Ah, April. A month that has moved us past the heavy rains of the winters, and allowed work to start on highway repairs. A month that started with significant updates to the highway pages. But that process never ends, and it starts, as always, with more headlines (♠  indicates headlines that were incorporated into the March highway updates):

  • ♠ Renters of Caltrans-owned homes in South Pasadena get to buy them $970,000 below market. It’s a modern-day story of David vs. Goliath. Three long-time tenants of homes within the path of the now-defunct, 6.2-mile 710 Freeway extension fought the mighty Caltrans in court and won. After decades of waiting, Angeles Flores, Marysia Wojick and Priscela Izuierdo received an offer from Caltrans last year to buy the homes they’ve been renting for a price that was hundreds of thousands of dollars less than any home on the market in tony South Pasadena, yet at a price that took into account inflation.
  • ♠ New transportation tax would focus on new bay crossing. Q: If they ever put a Bay Area-wide sales tax on the ballot, what will the likely projects be? Hopefully, another bridge or BART crossing across the bay.
  • ♠ Changes coming to Highway 17 at Big Moody Curve: Roadshow. Q: I drove past another accident last week at 7:45 a.m. near Big Moody Curve on Highway 17. One vehicle had turned over and another was also damaged with all lanes of southbound traffic backed up for miles. Clearly, the sandbags at this location are not an adequate fix of the situation at this dangerous curve.

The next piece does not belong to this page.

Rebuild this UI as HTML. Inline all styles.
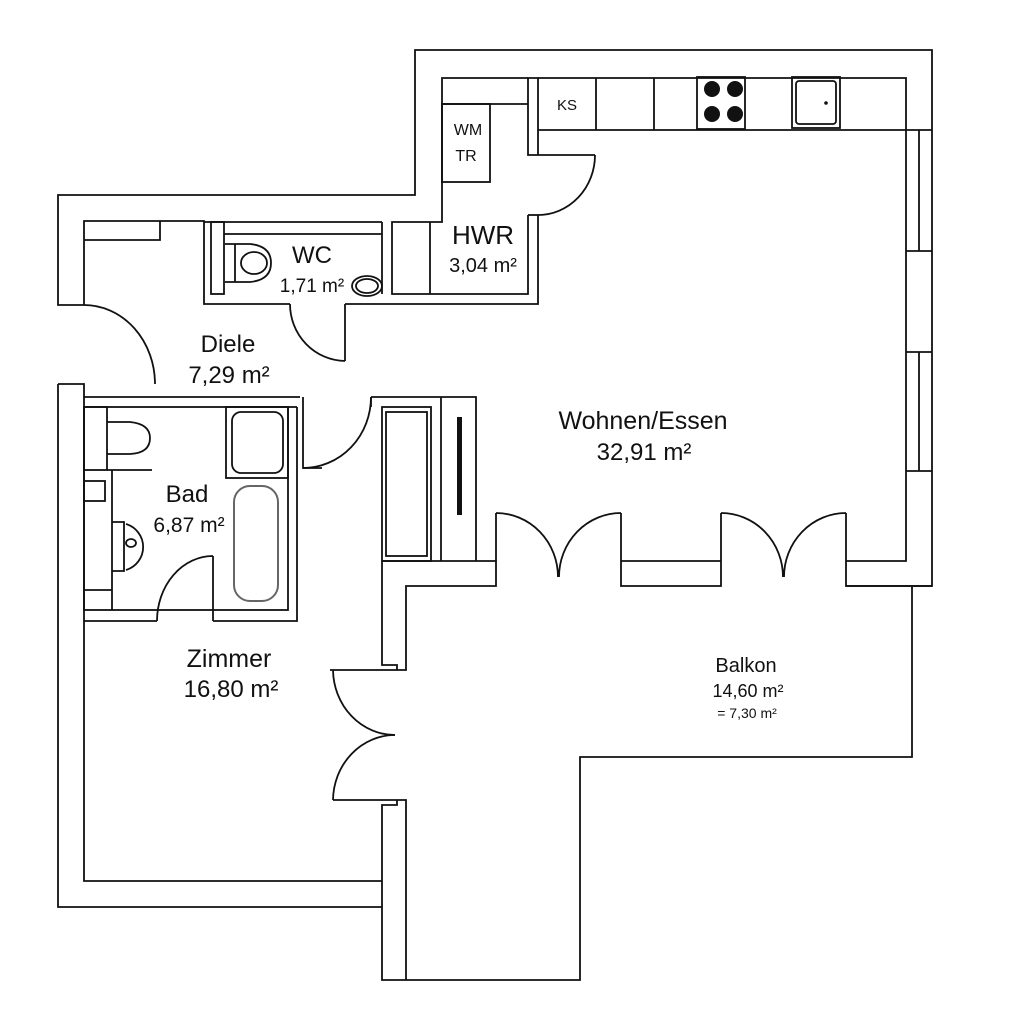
<!DOCTYPE html>
<html><head><meta charset="utf-8"><style>
html,body{margin:0;padding:0;background:#fff}
svg{display:block}
text{font-family:"Liberation Sans",sans-serif;fill:#111;text-anchor:middle}
</style></head><body>
<svg width="1024" height="1024" viewBox="0 0 1024 1024" xmlns="http://www.w3.org/2000/svg">
<rect width="1024" height="1024" fill="#fff"/>
<g fill="none" stroke="#111" stroke-width="1.8">
<polyline points="84,305 58,305 58,195 415,195 415,50 932,50 932,586 846,586 846,561"/>
<polyline points="58,384 58,907 382,907 382,980 580,980 580,757 912,757 912,586"/>
<polyline points="84,305 84,221 204,221 204,304 290,304"/>
<polyline points="345,304 538,304 538,215"/>
<polyline points="538,155 538,78 528,78 528,155 538,155"/>
<polyline points="528,215 538,215"/>
<polyline points="528,215 528,294 392,294 392,222 442,222 442,78 528,78"/>
<line x1="382" y1="222" x2="382" y2="294"/>
<line x1="204" y1="222" x2="382" y2="222"/>
<line x1="430" y1="222" x2="430" y2="294"/>
<line x1="442" y1="104" x2="528" y2="104"/>
<rect x="442" y="104" width="48" height="78"/>
<polyline points="538,78 906,78 906,561 846,561"/>
<line x1="538" y1="130" x2="932" y2="130"/>
<line x1="596" y1="78" x2="596" y2="130"/>
<line x1="654" y1="78" x2="654" y2="130"/>
<rect x="697" y="77" width="48" height="52"/>
<rect x="792" y="77" width="48" height="51"/>
<rect x="796" y="81" width="40" height="43" rx="3"/>
<line x1="906" y1="251" x2="932" y2="251"/>
<line x1="906" y1="352" x2="932" y2="352"/>
<line x1="906" y1="471" x2="932" y2="471"/>
<line x1="919" y1="130" x2="919" y2="251"/>
<line x1="919" y1="352" x2="919" y2="471"/>
<line x1="538" y1="155" x2="595" y2="155"/>
<path d="M595,155 A57,60 0 0 1 538,215"/>
<line x1="345" y1="304" x2="345" y2="361"/>
<path d="M290,304 A56,57 0 0 0 345,361"/>
<rect x="211" y="222" width="13" height="72"/>
<line x1="224" y1="234" x2="382" y2="234"/>
<path d="M225,244 L250,244 Q271,246 271,263 Q271,280 250,282 L225,282"/>
<line x1="235" y1="244" x2="235" y2="282"/>
<ellipse cx="254" cy="263" rx="13" ry="11"/>
<ellipse cx="367" cy="286" rx="15" ry="10"/>
<ellipse cx="367" cy="286" rx="11" ry="7"/>
<polyline points="84,240 160,240 160,221"/>
<path d="M84,305 A71,79 0 0 1 155,384"/>
<polyline points="58,384 84,384 84,397 300,397"/>
<polyline points="84,397 84,621 157,621"/>
<polyline points="213,621 297,621 297,407"/>
<polyline points="303,397 303,468 322,468"/>
<path d="M303,468 A68,71 0 0 0 371,397"/>
<rect x="84" y="407" width="204" height="203"/>
<line x1="288" y1="407" x2="297" y2="407"/>
<rect x="84" y="407" width="23" height="63"/>
<line x1="107" y1="470" x2="152" y2="470"/>
<path d="M107,422 L130,422 Q150,424 150,438 Q150,453 130,454 L107,454"/>
<line x1="112" y1="470" x2="112" y2="610"/>
<rect x="84" y="481" width="21" height="20"/>
<line x1="84" y1="590" x2="112" y2="590"/>
<path d="M112,522 L124,522 L124,571 L112,571"/>
<path d="M126,524 A24,24 0 0 1 126,570"/>
<ellipse cx="131" cy="543" rx="5" ry="4"/>
<rect x="226" y="407" width="62" height="71"/>
<rect x="232" y="412" width="51" height="61" rx="9"/>
<rect x="234" y="486" width="44" height="115" rx="16" stroke="#666" stroke-width="2"/>
<line x1="213" y1="556" x2="213" y2="621"/>
<path d="M157,621 A56,65 0 0 1 213,556"/>
<polyline points="371,397 476,397 476,561"/>
<line x1="371" y1="397" x2="371" y2="407"/>
<rect x="382" y="407" width="49" height="154"/>
<rect x="386" y="412" width="41" height="144"/>
<line x1="441" y1="397" x2="441" y2="561"/>
<polyline points="382,561 496,561 496,586 406,586 406,670 330,670"/>
<line x1="496" y1="513" x2="496" y2="561"/>
<polyline points="382,561 382,665 397,665 397,670"/>
<polyline points="621,513 621,586 721,586 721,513"/>
<line x1="621" y1="561" x2="721" y2="561"/>
<line x1="846" y1="513" x2="846" y2="561"/>
<path d="M496,513 A62,64 0 0 1 558,577"/>
<path d="M621,513 A62,64 0 0 0 559,577"/>
<path d="M721,513 A62,64 0 0 1 783,577"/>
<path d="M846,513 A62,64 0 0 0 784,577"/>
<line x1="846" y1="586" x2="932" y2="586"/>
<path d="M333,670 A62,66 0 0 0 395,735"/>
<path d="M333,800 A62,66 0 0 1 395,735"/>
<polyline points="333,800 406,800 406,980"/>
<polyline points="397,800 397,805 382,805 382,907"/>
<polyline points="84,621 84,881 382,881"/>
</g>
<rect x="457" y="417" width="5" height="98" fill="#111"/>
<g fill="#111">
<circle cx="712" cy="89" r="8"/><circle cx="735" cy="89" r="8"/>
<circle cx="712" cy="114" r="8"/><circle cx="735" cy="114" r="8"/>
<circle cx="826" cy="103" r="1.8"/>
</g>
<text x="468" y="135" font-size="16">WM</text>
<text x="466" y="161" font-size="16">TR</text>
<text x="567" y="110" font-size="15">KS</text>
<text x="312" y="263" font-size="24">WC</text>
<text x="312" y="292" font-size="19">1,71 m²</text>
<text x="483" y="244" font-size="26">HWR</text>
<text x="483" y="272" font-size="20">3,04 m²</text>
<text x="228" y="352" font-size="24">Diele</text>
<text x="229" y="383" font-size="24">7,29 m²</text>
<text x="187" y="502" font-size="24">Bad</text>
<text x="189" y="532" font-size="21">6,87 m²</text>
<text x="643" y="429" font-size="25">Wohnen/Essen</text>
<text x="644" y="460" font-size="24">32,91 m²</text>
<text x="229" y="667" font-size="25">Zimmer</text>
<text x="231" y="697" font-size="24">16,80 m²</text>
<text x="746" y="672" font-size="20">Balkon</text>
<text x="748" y="697" font-size="18">14,60 m²</text>
<text x="747" y="718" font-size="14">= 7,30 m²</text>
</svg>
</body></html>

  • ♠ State of emergency: Newsom allots $2 million for Highway 17 firebreak. Ed Orre, chief forester for Cal Fire’s Santa Clara County Unit, has been haunted by images of the main thoroughfare connecting Paradise with the outside world. He can’t help but imagine a similar scenario unfolding on Highway 17 in the hills above Lexington Reservoir.
  • ♠ State Route 41 roadway striping project begins, prompting lane closures. The California Department of Transportation (Caltrans) announced a roadway striping project beginning Wednesday, April 3, that will result in one-way traffic control and lane closures on several portions of State Route 41 in Kings, Fresno and Madera Counties.
  • ♠ The Birth And Life Of The Freeway In Hayes Valley (US 101, Route 480). How do you get around Hayes Valley? Before today’s debates about bike lanes, bulb-outs, parking spaces, taxis and ride-sharing, the answer for many had been a double-decker extension of the Central Freeway that stretched from Octavia into Western Addition. Patricia’s Green and a condo boom have taken the physical space of the concrete spur. But at one time it was the midpoint of twentieth-century freeway dreams – and many controversies.